(TASK DESCRIPTION)
Return only the count of lines in which the word "this" appears.

Figure scripts

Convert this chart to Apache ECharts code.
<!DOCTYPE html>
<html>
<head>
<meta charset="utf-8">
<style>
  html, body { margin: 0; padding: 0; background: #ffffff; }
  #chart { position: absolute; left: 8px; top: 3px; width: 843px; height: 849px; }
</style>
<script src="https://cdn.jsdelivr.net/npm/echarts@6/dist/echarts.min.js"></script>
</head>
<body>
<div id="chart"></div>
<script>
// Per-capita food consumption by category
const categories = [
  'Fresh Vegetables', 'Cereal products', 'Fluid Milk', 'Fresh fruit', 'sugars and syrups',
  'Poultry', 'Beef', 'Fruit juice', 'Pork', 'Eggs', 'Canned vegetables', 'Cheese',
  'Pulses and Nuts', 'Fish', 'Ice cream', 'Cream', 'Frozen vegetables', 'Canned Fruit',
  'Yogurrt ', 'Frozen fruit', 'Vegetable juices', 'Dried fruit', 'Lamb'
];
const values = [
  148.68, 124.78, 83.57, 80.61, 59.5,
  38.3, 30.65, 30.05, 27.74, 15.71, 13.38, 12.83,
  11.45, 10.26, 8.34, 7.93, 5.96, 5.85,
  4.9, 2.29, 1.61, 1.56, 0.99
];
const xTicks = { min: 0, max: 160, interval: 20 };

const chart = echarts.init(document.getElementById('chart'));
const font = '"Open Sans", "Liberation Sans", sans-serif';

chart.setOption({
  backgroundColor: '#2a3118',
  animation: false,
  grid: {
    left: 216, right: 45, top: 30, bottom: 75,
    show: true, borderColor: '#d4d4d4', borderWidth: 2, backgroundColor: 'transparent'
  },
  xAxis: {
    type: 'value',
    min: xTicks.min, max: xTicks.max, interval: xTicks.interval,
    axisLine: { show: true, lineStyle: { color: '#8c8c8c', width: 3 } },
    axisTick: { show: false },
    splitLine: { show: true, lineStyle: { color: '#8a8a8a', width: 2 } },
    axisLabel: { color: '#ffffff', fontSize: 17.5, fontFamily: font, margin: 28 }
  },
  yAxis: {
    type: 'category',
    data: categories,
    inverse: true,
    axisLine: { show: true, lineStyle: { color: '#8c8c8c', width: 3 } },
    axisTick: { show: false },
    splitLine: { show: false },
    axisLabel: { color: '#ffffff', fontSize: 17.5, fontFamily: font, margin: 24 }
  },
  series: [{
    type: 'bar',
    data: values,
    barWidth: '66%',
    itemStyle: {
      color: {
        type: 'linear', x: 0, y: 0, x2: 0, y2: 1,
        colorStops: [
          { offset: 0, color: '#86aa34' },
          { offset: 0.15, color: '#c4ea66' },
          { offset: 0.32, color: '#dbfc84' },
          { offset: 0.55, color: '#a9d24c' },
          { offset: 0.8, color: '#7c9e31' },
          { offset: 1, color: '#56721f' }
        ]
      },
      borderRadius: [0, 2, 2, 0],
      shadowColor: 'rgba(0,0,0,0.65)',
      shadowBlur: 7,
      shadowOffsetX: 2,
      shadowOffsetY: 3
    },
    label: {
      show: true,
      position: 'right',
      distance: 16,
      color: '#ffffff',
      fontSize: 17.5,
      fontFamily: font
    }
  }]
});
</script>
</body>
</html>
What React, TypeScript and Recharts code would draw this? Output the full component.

(REPLY TO THE TASK)
2